By the time other girls were just getting out of bed, Thomas had already done an early morning session at a local pool as the swimming bug had bitten deep.

“At school, I always found it difficult to get on with people as they didn’t understand me much.

 “I used to turn up with wet hair as I used to swim in the mornings and they used to say, ‘Why haven’t you dried your hair?’ I just don’t think they understood swimming. 

 “I just had more in common with my friends at swimming so I was never fussed about having friends at school. 

 “Swimming is something I’ve always loved, been good at, and felt at ease with.  

 “My mum says I swam a stoke at the age of 18 months.  I’ve always felt at home in the water, there’s no pressure or judgement on me as a person.

 “My mum put me into lessons and after that I joined my first club near Surrey at the age of five.  I had to swim a length of fly aged five to be able to join the team.”  

 Thomas is the most experienced of the super six Welsh swimmers who are flying the flag for Swim Wales in Tokyo.

It’s a record number for Wales at one Games and underlines the quality of the coaching and the smooth functioning of the pathway from talent identification to international recognition.

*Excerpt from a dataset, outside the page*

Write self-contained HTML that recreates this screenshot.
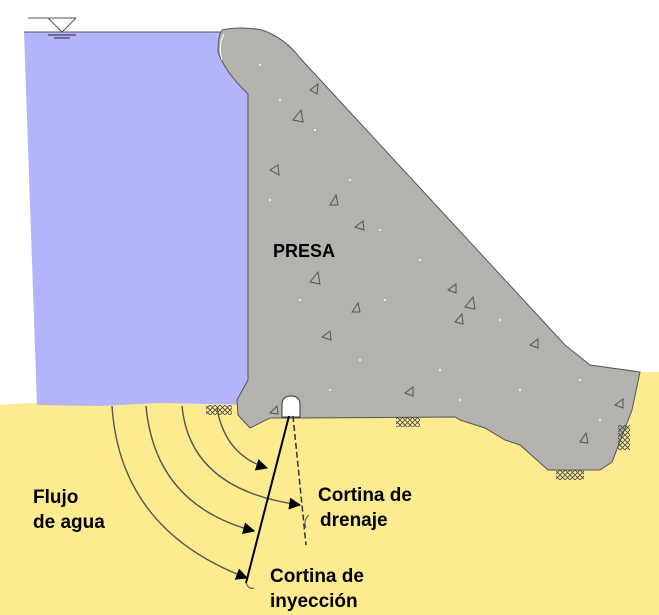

Despite growing up in England, Thomas has always had strong links to Wales through her father’s side of the family.  

At the age of 18, Thomas relocated to Swansea for university but it was the swimming set up that was the major factor in her decision.  

“My dad is Welsh and my grandparents used to live in the Mumbles,” she adds.

“I came down to Swansea every April for the Welsh Nationals so I knew of the pool and set up. 

“The Swim Wales performance director at the time used to say to me we’ve got a great set up here, when you’rd ready come and move down.  

“They were then asking me about university, saying we’ve got one across the road and have good links with them.

“I think all this just made my decision really easy about what to do after school.  

“When I was looking universities, I wasn’t really thinking about further education, it was more about what’s going to best for my swimming.”  

In 2014 she missed out on a Commonwealth Games medal by 0.18 seconds. Her first national title was not until 2016. Then 2018 was her breakthrough year.

She won Commonwealth gold for Wales in the women's 200m butterfly in a new personal best, Games record and one of the fastest times anywhere in the world that season. She followed that up with two European Championship medals and is now finally set to make her Olympic debut.

“It gave me lots of confidence at the Gold Coast and definitely showed me that I would be now ready for an Olympics. 

“I took lots of belief from it such as knowing I am a world class swimmer that can produce world class times against world class athletes.” 

Thomas is now fully focused on being at her best in Tokyo and she is looking to use her experience to her advantage.  

“I’m very good at getting into the competition zone. When I go away go to swim, I can take myself to a place where I can control my emotions well.  

“I will do what I usually do and just go through my normal processes like I would before any other race.  

“I don’t think too far ahead and then before I know it I’ll be there on the block. 

“I always try to interpret nerves as excitement that always makes me feel better.”  

She also has some valuable advice for the future stars of the sport.  

“Above everything else just make sure you’re enjoying it. If you’re having fun then you will do absolutely fine.  

“And who cares what anyone else thinks if you are turning up at school with wet hair!”